Output nothing but the lines from the one with "Rebuild this chart" through the one with "region_values = [63, 36, 1]", including both. Leave the pictures out of the copy.

(Records from a data source)
========================================

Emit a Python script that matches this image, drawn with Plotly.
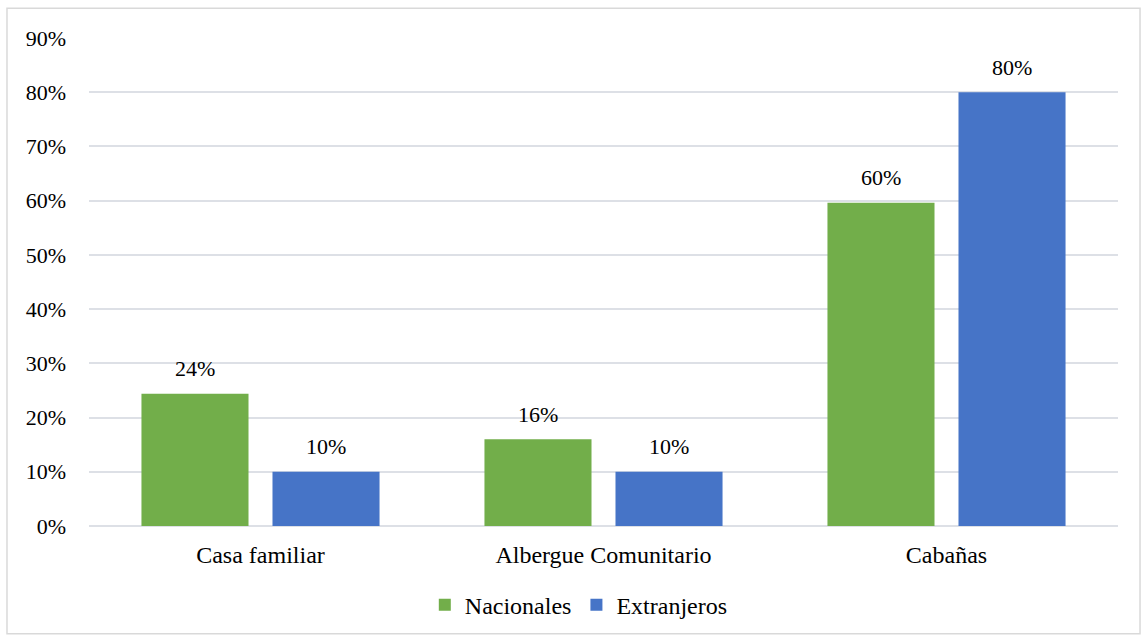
import plotly.graph_objects as go

categories = ["Casa familiar", "Albergue Comunitario", "Cabañas"]
nacionales = [0.244, 0.16, 0.596]
extranjeros = [0.10, 0.10, 0.80]
nacionales_labels = ["24%", "16%", "60%"]
extranjeros_labels = ["10%", "10%", "80%"]
y_ticks = [0, 0.1, 0.2, 0.3, 0.4, 0.5, 0.6, 0.7, 0.8, 0.9]

FONT = "Liberation Serif, Times New Roman, serif"

fig = go.Figure()
fig.add_trace(go.Bar(
    name="Nacionales", x=categories, y=nacionales,
    marker=dict(color="#72ae4a", line=dict(width=0)),
))
fig.add_trace(go.Bar(
    name="Extranjeros", x=categories, y=extranjeros,
    marker=dict(color="#4674c7", line=dict(width=0)),
))

annotations = []
for vals, labels, shift in ((nacionales, nacionales_labels, -65.5),
                            (extranjeros, extranjeros_labels, 65.5)):
    for c, v, t in zip(categories, vals, labels):
        annotations.append(dict(
            x=c, y=v, xref="x", yref="y", text=t, showarrow=False,
            xshift=shift, yshift=25, yanchor="middle", xanchor="center",
            font=dict(family=FONT, size=22, color="#000000"),
        ))

fig.update_layout(
    width=1143, height=637,
    margin=dict(l=89, r=25, t=38, b=111, autoexpand=False),
    paper_bgcolor="white", plot_bgcolor="white",
    barmode="group", bargap=0.236, bargroupgap=0.183,
    font=dict(family=FONT, size=22, color="#000000"),
    showlegend=True,
    legend=dict(orientation="h", x=0.476, xanchor="center", y=-0.162, yanchor="middle",
                font=dict(family=FONT, size=24), itemwidth=30, tracegroupgap=0),
    annotations=annotations,
)
fig.update_xaxes(showgrid=False, showline=False, ticks="", ticklabelstandoff=12,
                 tickfont=dict(family=FONT, size=24))
fig.update_yaxes(range=[0, 0.9], tickvals=y_ticks, tickformat=".0%",
                 showgrid=True, gridcolor="#dde0e6", gridwidth=1.5,
                 zeroline=True, zerolinecolor="#dde0e6", zerolinewidth=1.5,
                 showline=False, ticks="", ticklabelstandoff=22,
                 tickfont=dict(family=FONT, size=22))

fig.add_shape(type="rect", xref="paper", yref="paper",
              x0=-0.0797, x1=1.0214, y0=-0.221, y1=1.061,
              line=dict(color="#d9d9d9", width=1.5), fillcolor="rgba(0,0,0,0)", layer="below")

fig.write_html("out.html", config={"displayModeBar": False},
               post_script="document.body.style.margin='0px';document.body.style.overflow='hidden';")
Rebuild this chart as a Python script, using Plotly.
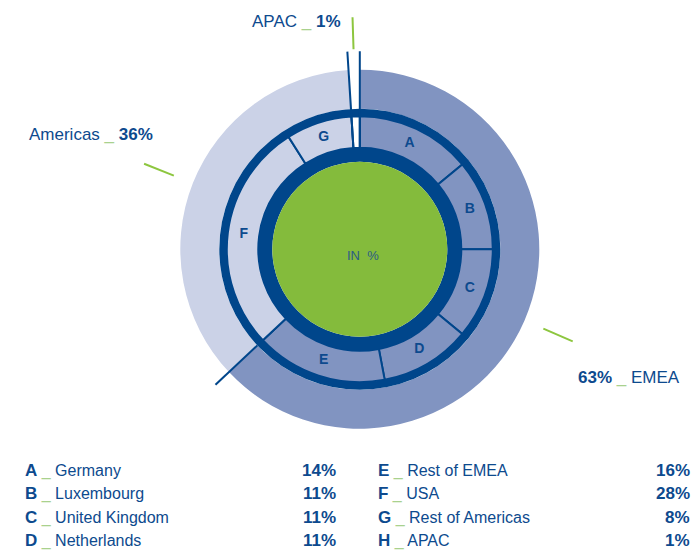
import plotly.graph_objects as go

# ---------------- data ----------------
regions = ["EMEA", "Americas", "APAC"]
region_values = [63, 36, 1]

letters = ["A", "B", "C", "D", "E", "F", "G", "H"]
countries = ["Germany", "Luxembourg", "United Kingdom", "Netherlands",
             "Rest of EMEA", "USA", "Rest of Americas", "APAC"]
country_values = [14, 11, 11, 11, 16, 28, 8, 1]
country_region = ["EMEA"] * 5 + ["Americas"] * 2 + ["APAC"]
segment_letters = ["A", "B", "C", "D", "E", "F", "G", ""]

# ---------------- styles ----------------
DARK = "#00468b"
TEXT = "#0d4a8e"
GREEN = "#84bb3c"
LEADER = "#8dc63f"
DASH = "#a9d18e"
region_colors = {"EMEA": "#8194c1", "Americas": "#cbd2e7", "APAC": "#ffffff"}
FONT = "Liberation Sans, Arial, sans-serif"

W, H = 695, 550
CX, CY = 359.8, 249.2      # centre of the rings in pixels
RMAX = 240                 # radial range in px units

def angles(vals):
    total = sum(vals)
    centers, widths, starts = [], [], []
    cum = 0
    for v in vals:
        w = v / total * 360.0
        starts.append(cum)
        centers.append(cum + w / 2)
        widths.append(w)
        cum += w
    return centers, widths, starts

r_center, r_width, r_start = angles(region_values)
c_center, c_width, c_start = angles(country_values)

fig = go.Figure()

# outer region ring
fig.add_trace(go.Barpolar(
    theta=r_center, width=r_width, base=[140.5] * 3, r=[39.0] * 3,
    marker=dict(color=[region_colors[g] for g in regions], line=dict(width=0)),
    hoverinfo="skip", showlegend=False))

# inner country segments
fig.add_trace(go.Barpolar(
    theta=c_center, width=c_width, base=[101.5] * len(c_center), r=[31.5] * len(c_center),
    marker=dict(color=[region_colors[g] for g in country_region],
                line=dict(color=DARK, width=2)),
    hoverinfo="skip", showlegend=False))

# dark rings and green centre
fig.add_trace(go.Barpolar(
    theta=[0, 0], width=[360, 360], base=[87.5, 133.0], r=[14.0, 7.5],
    marker=dict(color=DARK, line=dict(width=0)),
    hoverinfo="skip", showlegend=False))
fig.add_trace(go.Barpolar(
    theta=[0], width=[360], base=[0], r=[87.5],
    marker=dict(color=GREEN, line=dict(width=0)),
    hoverinfo="skip", showlegend=False))

# boundary lines extending beyond the ring
apac_i = regions.index("APAC")
amer_i = regions.index("Americas")
boundaries = [
    (r_start[apac_i], 101.5),
    (r_start[apac_i] + r_width[apac_i], 101.5),
    (r_start[amer_i], 140.5),
]
for th, r0 in boundaries:
    fig.add_trace(go.Scatterpolar(
        theta=[th, th], r=[r0, 198], mode="lines",
        line=dict(color=DARK, width=2), hoverinfo="skip", showlegend=False))

# leader ticks at region centres
for th in r_center:
    fig.add_trace(go.Scatterpolar(
        theta=[th, th], r=[200, 232], mode="lines",
        line=dict(color=LEADER, width=2), hoverinfo="skip", showlegend=False))

# segment letters
fig.add_trace(go.Scatterpolar(
    theta=c_center, r=[117] * len(c_center), mode="text",
    text=[f"<b>{s}</b>" if s else "" for s in segment_letters],
    textfont=dict(family=FONT, size=14, color=TEXT),
    hoverinfo="skip", showlegend=False))

# ---------------- annotations ----------------
def px(x):
    return x / W

def py(y):
    return 1 - y / H

dash = f"<span style='color:{DASH}'>_</span>"
label_font = dict(family=FONT, size=17, color=TEXT)
ann = []
ann.append(dict(x=px(343), y=py(21.5), xanchor="right", yanchor="middle", font=label_font,
                text=f"{regions[2]} {dash} <b>{region_values[2]}%</b>"))
ann.append(dict(x=px(27), y=py(134.5), xanchor="left", yanchor="middle", font=label_font,
                text=f"{regions[1]} {dash} <b>{region_values[1]}%</b>"))
ann.append(dict(x=px(576), y=py(377.5), xanchor="left", yanchor="middle", font=label_font,
                text=f"<b>{region_values[0]}%</b> {dash} {regions[0]}"))
ann.append(dict(x=px(363), y=py(255), xanchor="center", yanchor="middle",
                text="IN  %", font=dict(family=FONT, size=13, color="#2a5d86")))

row_y = [470, 493.5, 517, 540.5]
col_left = [23, 376]
col_right = [338, 692]
for i, (let, name, val) in enumerate(zip(letters, countries, country_values)):
    col, row = divmod(i, 4)
    ann.append(dict(x=px(col_left[col]), y=py(row_y[row]), xanchor="left", yanchor="middle",
                    text=f"<span style='font-size:17px'><b>{let}</b></span> {dash} {name}"))
    ann.append(dict(x=px(col_right[col]), y=py(row_y[row]), xanchor="right", yanchor="middle",
                    font=dict(family=FONT, size=17, color=TEXT),
                    text=f"<b>{val}%</b>"))

for a in ann:
    a.setdefault("font", dict(family=FONT, size=16, color=TEXT))
    a.update(xref="paper", yref="paper", showarrow=False)

fig.update_layout(
    width=W, height=H,
    margin=dict(l=0, r=0, t=0, b=0),
    paper_bgcolor="white", plot_bgcolor="white",
    showlegend=False,
    annotations=ann,
    polar=dict(
        domain=dict(x=[(CX - RMAX) / W, (CX + RMAX) / W],
                    y=[(H - CY - RMAX) / H, (H - CY + RMAX) / H]),
        bgcolor="rgba(0,0,0,0)",
        barmode="overlay",
        angularaxis=dict(rotation=90, direction="clockwise", visible=False),
        radialaxis=dict(range=[0, RMAX], visible=False),
    ),
)

fig.write_html(
    "out.html",
    config={"displayModeBar": False},
    post_script="document.body.style.margin='0';document.body.style.overflow='hidden';",
)
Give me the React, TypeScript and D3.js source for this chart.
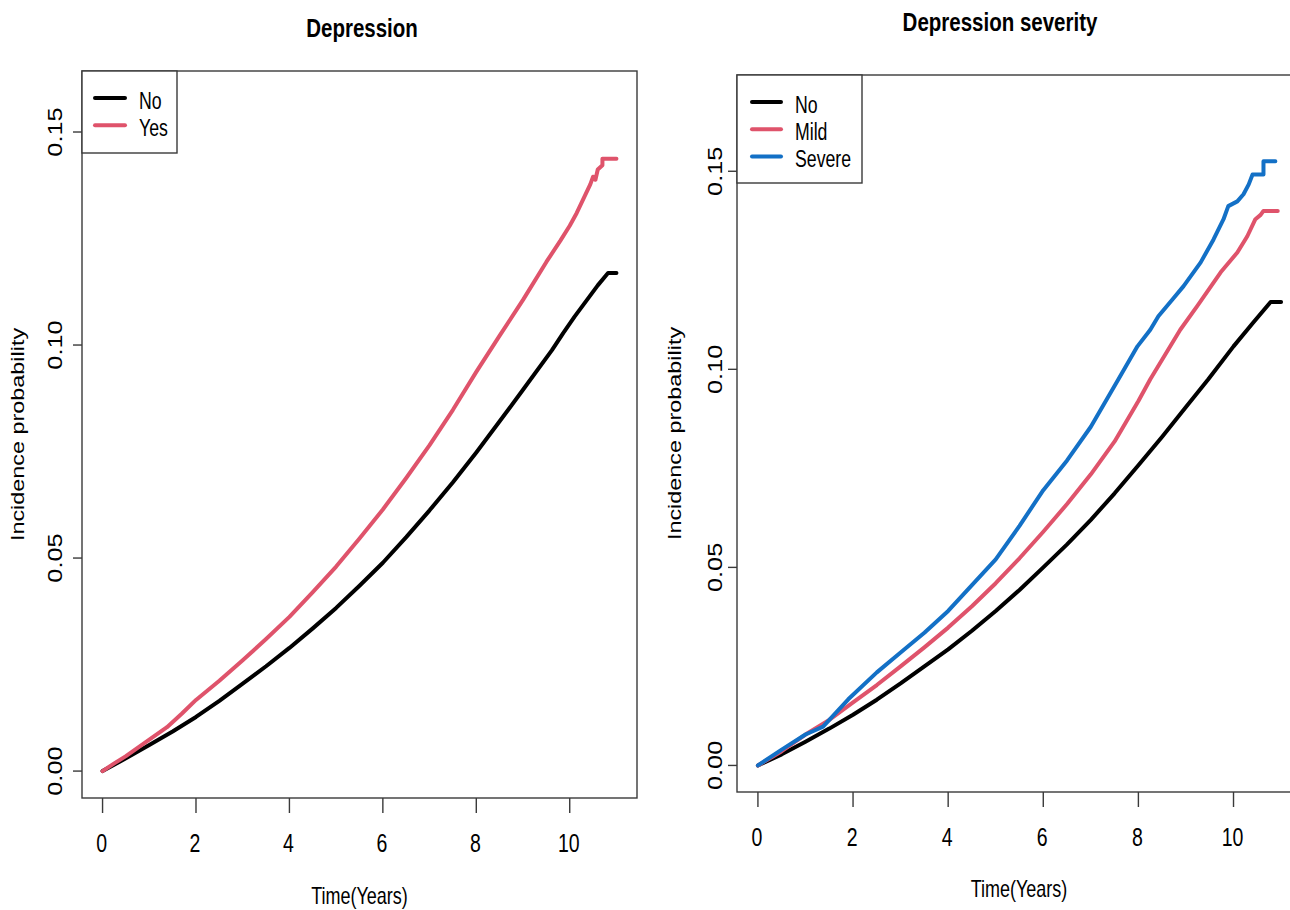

========================================

_EXERCISE ANSWER_.
Rebuild this chart as a Python script, using Plotly.
import plotly.graph_objects as go

# ---------------- data ----------------
regions = ["EMEA", "Americas", "APAC"]
region_values = [63, 36, 1]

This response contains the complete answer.